Find an equation of the line perpendicular to \( x+3 y=-5 \) and passing through \( (-13,-1) \). Express the equation in standard form.

1. Write the given line in slope-intercept form. Start with \[ x + 3y = -5. \] Subtract \(x\) from both sides: \[ 3y = -x - 5. \] Divide by \(3\): \[ y = -\frac{1}{3}x - \frac{5}{3}. \] Thus, the slope of the given line is \(-\frac{1}{3}\). 2. The slope of a line perpendicular to the given line is the negative reciprocal of \(-\frac{1}{3}\).
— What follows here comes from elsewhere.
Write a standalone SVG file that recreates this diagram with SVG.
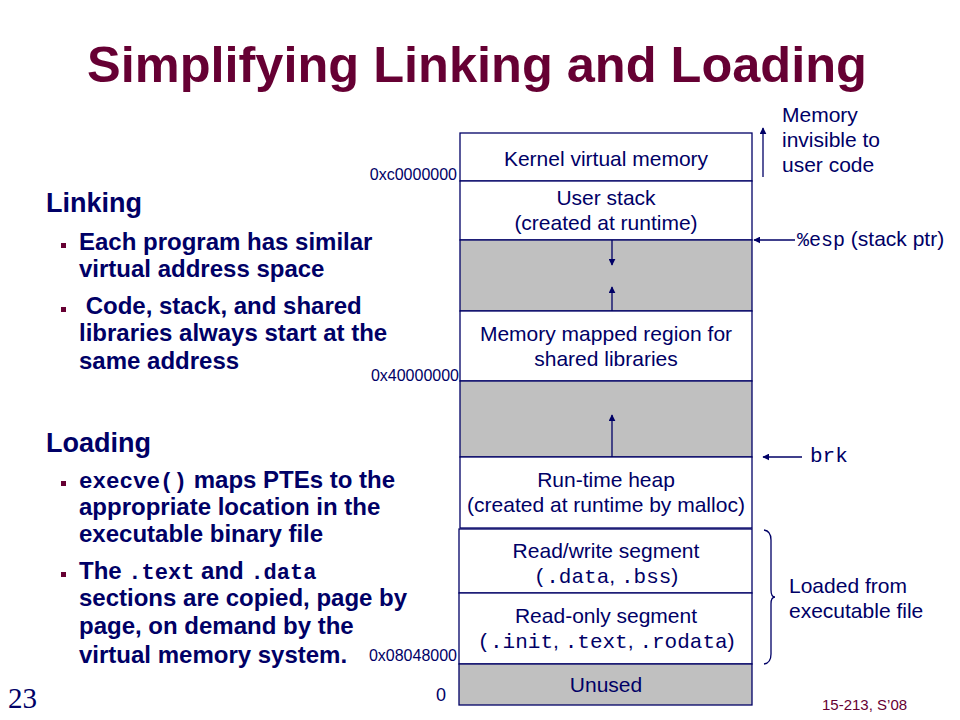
<svg xmlns="http://www.w3.org/2000/svg" width="960" height="720" viewBox="0 0 960 720">
<defs>
<style>
.t{font-family:"Liberation Sans",Arial,sans-serif;fill:#000066}
.m{font-family:"Liberation Mono","Courier New",monospace;font-weight:normal}
.mb{font-family:"Liberation Mono","Courier New",monospace;font-weight:bold}
.box{fill:#ffffff;stroke:#000066;stroke-width:1.3}
.gray{fill:#c0c0c0;stroke:#000066;stroke-width:1.3}
.lbl{font-size:21px;text-anchor:middle}
.addr{font-size:16px;text-anchor:end}
.side{font-size:21px}
.h{font-size:27px;font-weight:bold}
.b{font-size:24px;font-weight:bold}
.ln{stroke:#000066;stroke-width:1.3;fill:none}
.bul{fill:#660033}
</style>
<marker id="ah" viewBox="0 0 10 10" refX="9" refY="5" markerWidth="7" markerHeight="7" orient="auto" markerUnits="userSpaceOnUse">
<path d="M0,0 L10,5 L0,10 z" fill="#000066"/>
</marker>
</defs>
<rect width="960" height="720" fill="#ffffff"/>
<text x="477" y="82" text-anchor="middle" style="font-family:'Liberation Sans',Arial,sans-serif;font-weight:bold;font-size:50.5px;fill:#660033">Simplifying Linking and Loading</text>

<g id="left-text" class="t">
<text x="46" y="212" class="t h">Linking</text>
<rect class="bul" x="61" y="243" width="5" height="5"/>
<text x="79" y="250" class="t b">Each program has similar</text>
<text x="79" y="277" class="t b">virtual address space</text>
<rect class="bul" x="61" y="307" width="5" height="5"/>
<text x="79" y="314" class="t b" xml:space="preserve"> Code, stack, and shared</text>
<text x="79" y="341" class="t b">libraries always start at the</text>
<text x="79" y="369" class="t b">same address</text>
<text x="46" y="452" class="t h">Loading</text>
<rect class="bul" x="61" y="481" width="5" height="5"/>
<text x="79" y="488" class="t b"><tspan class="mb" style="font-size:22.5px">execve()</tspan> maps PTEs to the</text>
<text x="79" y="515" class="t b">appropriate location in the</text>
<text x="79" y="542" class="t b">executable binary file</text>
<rect class="bul" x="61" y="572" width="5" height="5"/>
<text x="79" y="579" class="t b">The <tspan class="mb" style="font-size:22px">.text</tspan> and <tspan class="mb" style="font-size:22px">.data</tspan></text>
<text x="79" y="606" class="t b">sections are copied, page by</text>
<text x="79" y="634" class="t b">page, on demand by the</text>
<text x="79" y="663" class="t b">virtual memory system.</text>
</g>

<g id="kernel"><rect class="box" x="460" y="133" width="292" height="48"/><text x="606" y="166" class="t lbl">Kernel virtual memory</text></g>
<g id="user-stack"><rect class="box" x="460" y="181" width="292" height="59"/><text x="606" y="205" class="t lbl">User stack</text><text x="606" y="230" class="t lbl">(created at runtime)</text></g>
<g id="gap1"><rect class="gray" x="460" y="240" width="292" height="71"/></g>
<g id="mmap"><rect class="box" x="460" y="311" width="292" height="70"/><text x="606" y="341" class="t lbl">Memory mapped region for</text><text x="606" y="366" class="t lbl">shared libraries</text></g>
<g id="gap2"><rect class="gray" x="460" y="381" width="292" height="76"/></g>
<g id="heap"><rect class="box" x="460" y="457" width="292" height="71"/><text x="606" y="487" class="t lbl">Run-time heap</text><text x="606" y="512" class="t lbl">(created at runtime by malloc)</text></g>
<g id="rw"><rect class="box" x="459" y="529" width="293" height="64"/><text x="606" y="558" class="t lbl">Read/write segment</text><text x="606" y="583" class="t lbl"><tspan class="m">(.data</tspan>, <tspan class="m">.bss</tspan>)</text></g>
<g id="ro"><rect class="box" x="459" y="593" width="293" height="71"/><text x="606" y="623" class="t lbl">Read-only segment</text><text x="606" y="648" class="t lbl"><tspan class="m">(.init</tspan>, <tspan class="m">.text</tspan>, <tspan class="m">.rodata</tspan>)</text></g>
<g id="unused"><rect class="gray" x="459" y="664" width="293" height="41"/><text x="606" y="692" class="t lbl">Unused</text></g>

<g id="addresses" class="t">
<text x="457" y="180" class="t addr">0xc0000000</text>
<text x="459" y="381" class="t addr">0x40000000</text>
<text x="457" y="661" class="t addr">0x08048000</text>
<text x="446" y="701" class="t" style="font-size:18px;text-anchor:end">0</text>
</g>

<g id="connectors">
<line class="ln" x1="612" y1="240" x2="612" y2="265" marker-end="url(#ah)"/>
<line class="ln" x1="612" y1="311" x2="612" y2="287" marker-end="url(#ah)"/>
<line class="ln" x1="612" y1="457" x2="612" y2="415" marker-end="url(#ah)"/>
<line class="ln" x1="763" y1="177" x2="763" y2="128" marker-end="url(#ah)"/>
<line class="ln" x1="795" y1="240" x2="754" y2="240" marker-end="url(#ah)"/>
<line class="ln" x1="802" y1="457" x2="763" y2="457" marker-end="url(#ah)"/>
<path class="ln" d="M764,530 Q771,531 771,540 L771,590 Q771,597 775,597 Q771,597 771,604 L771,654 Q771,663 764,664"/>
</g>

<g id="side-labels" class="t">
<text x="782" y="122" class="t side">Memory</text>
<text x="782" y="147" class="t side">invisible to</text>
<text x="782" y="172" class="t side">user code</text>
<text x="797" y="246" class="t side"><tspan class="m" style="font-size:20px">%esp</tspan> (stack ptr)</text>
<text x="810" y="462" class="t m" style="font-size:21px">brk</text>
<text x="789" y="593" class="t side">Loaded from</text>
<text x="789" y="618" class="t side">executable file</text>
</g>

<text x="8" y="708" style="font-family:'Liberation Serif','Times New Roman',serif;font-size:29px;fill:#000066">23</text>
<text x="822" y="710" style="font-family:'Liberation Sans',Arial,sans-serif;font-size:15px;fill:#660033">15-213, S’08</text>
</svg>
Therefore, the perpendicular slope is: \[ m = 3. \] 3. Use the point-slope form with the point \((-13, -1)\) and slope \(3\): \[ y - (-1) = 3(x - (-13)). \] Simplify: \[ y + 1 = 3(x + 13). \] 4. Expand the right-hand side: \[ y + 1 = 3x + 39. \] 5. Solve for \(y\): \[ y = 3x + 38. \] 6. To express the equation in standard form, bring all terms to one side: \[ -3x + y - 38 = 0. \] Multiply the entire equation by \(-1\) to obtain a positive coefficient for \(x\): \[ 3x - y + 38 = 0. \] Thus, the equation of the line in standard form is: \[ 3x - y + 38 = 0. \]